Bryce remembered it was this time last year that Aidan Jackson had hugged him in the supply room.
The resumption of school, after the summer June went missing, had promised the return of structure and purpose to Bryce’s days. But while that promise had been fulfilled, and the days were easier, routines may only reorganise reality, not replace it. In quiet moments, Bryce had felt his grief pushing against the inside of his skin. Then one day, hunting amongst the shelves of equipment, searching for the razor kits—in his next class, they would be preparing thin leaf sections to inspect the cells under microscopes—Bryce had begun to shiver. He was crying when Jackson stumbled into the room with an elbow pressing down the lever handle and a foot pinning open the door, arms loaded up with the circulatory model he was seeking to return. The two men had stared at each other in shock. Bryce registered some dismay as Jackson roughly deposited the model on the floor. The larger, younger Physical Education teacher had then grabbed Bryce and—his nose flattened against a firm pectoral muscle, the muskiness of the neighbouring armpit an unexpected comfort—Bryce had wept for several minutes.
He’d preferred that it was Jackson who found him in the supply room, and not one of his immediate colleagues. There was solace and safety offered in the moment, but afterwards no expectations or awkwardness. The men remained independent of each other.
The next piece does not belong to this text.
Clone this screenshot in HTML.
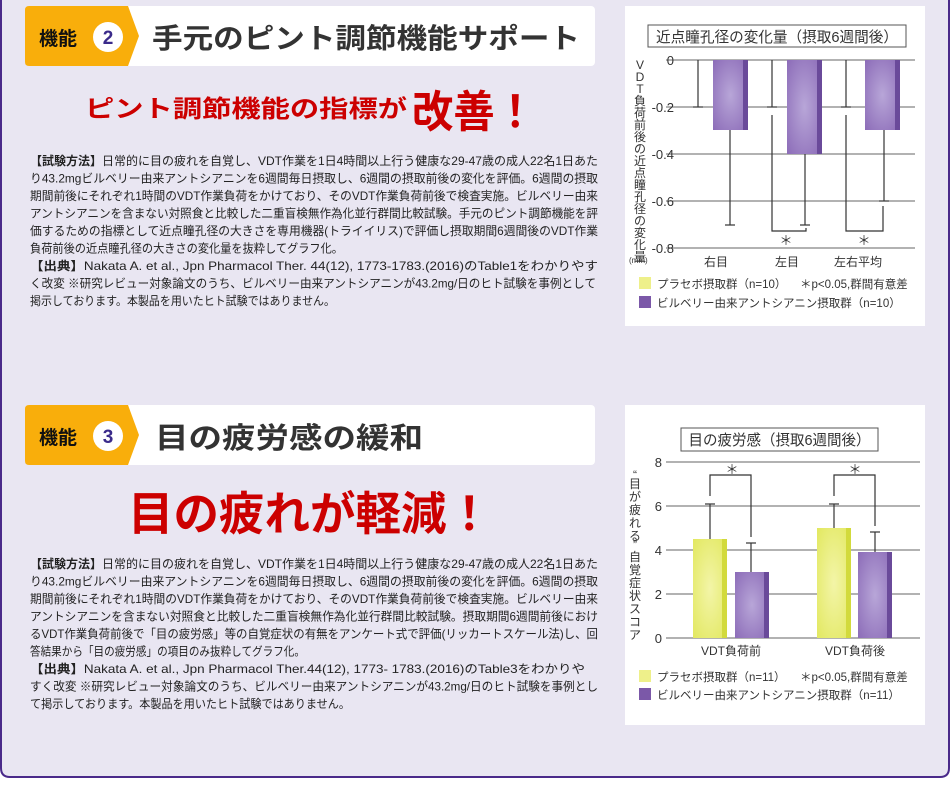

Jackson had, however, come to June’s wake. The fake wake. That was June’s brother’s clumsy joke. The police had been clear in setting everybody’s expectations. No one lost hope entirely, but as more time elapsed, other possibilities gained better odds. There wasn’t much to go on, said the police. There had been June’s car near the entrance to the hiking trail, and there had been two or three possible early sightings, and there had been some evidence of a camp site. Then there had been nothing, and no body. After four slow, painful months passed, his brother-in-law encouraged Bryce to hold a small ceremony—not the real deal, of course, more of a . . . oh dear!—to help everybody along in the process of mourning. Were they mourning, if nothing had been confirmed? Some form of healing, they agreed, was required.
Naturally, a fake wake suggested the same thing as the real deal. And just as naturally, the absence of a body raised a few questions and a few eyebrows. Bryce’s desire for privacy was interpreted by some in June’s family as a need for secrecy. He had always been a head-scratcher for them, being the quiet sort, whereas June was considered more outgoing. But they were both quiet people, Bryce knew. June was simply better at hiding her preference for solitude. In the end, even fewer members of June’s family attended the wake than Bryce had anticipated. Bryce’s two sisters and brother—gathered together in one room for the first time since their father died, a year after their mother—at first gave their condolences then, drinking steadily, proposed several upsetting reasons for optimism. From school, the Head of Science and several colleagues attended. And then there was Jackson, who came alone and made his excuses politely but promptly as soon as the speeches were concluded, as did most of the other guests.